I own a lot of hats. I own so many I have to use an app to keep track of where they all are, and even then I often don’t have time in the mornings to retrieve one to wear. Those mornings I am sad as I walk to work with a naked head. What a pity hats for everyday wear are largely out of fashion still – they are such fun accessories to play with, whether they are frivolous or practical.

The half-hat, or bandeau, is one of my favourite shapes to wear. Similar to a headband, it is easy to wear with many hairstyles. Here is a small collection of largely frivolous hats – all but two are from the 1950s. The black satin trimmed with a rust ostrich feather, which is an evening headband, and the pink feather bandeau are both vintage 1940s pieces.

I do most of my hat shopping online, as unique (and affordable) vintage hats are more and more difficult to come by in Melbourne. These were all bought online from various sellers on eBay and Etsy.


Beaded with black and white seed beads, and trimmed with two red velvet bows, the first (above) is made from artificial straw, or cello.


This little bandeau is made from two crescents that cross at the ends, hugging the head. The white feathers are delicately curled.


I am infallibly attracted to pleating. This French blue headband is made from two pieces of grosgrain ribbon, that have been pleated and then interwoven, and is additionally trimmed with a little bow on the top.


The Forties are possibly my favourite period for hats. As they were not rationed during the war, hat designs proliferated and milliners were only limited by their imagination. I particularly love the wool-felt hats of this era, and own quite a few. This glamorous bandeau is made for eveningwear, from gathered black satin and draped with an ostrich feather. The brick red is such a sophisticated colour.

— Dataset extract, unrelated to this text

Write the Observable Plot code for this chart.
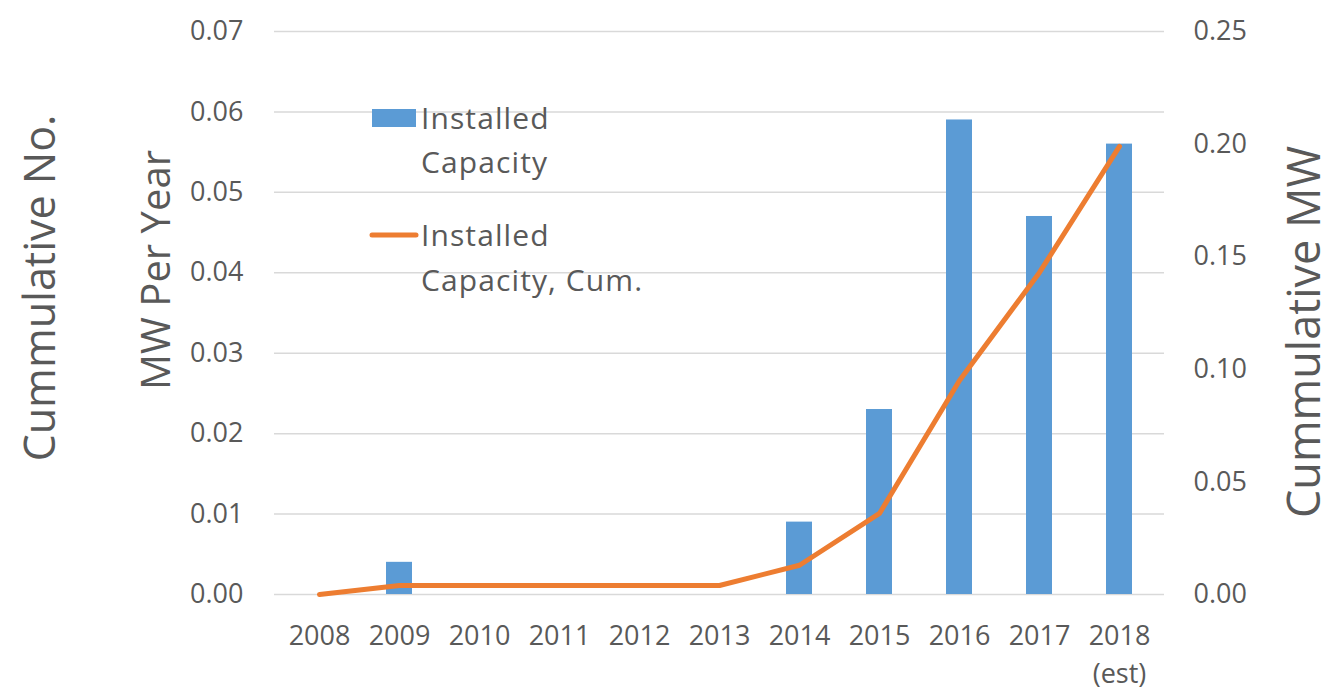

A sweet little Renaissance-inspired bandeau of stiffened and wired lace, this formal Fifties headpiece sits upright on the head. Originally a bridal cap, it would have been worn with a veil attached.


I am not an expert on plumage, but I believe this 1940s headband is made from pheasant feathers, dyed in two shades of pink – magenta and ballerina pink. This type of bandeau was extremely popular in the 40s and 50s, and is still relatively easy to find today. The bandeau curls into a little ball when it is not on the head, and came with its original box.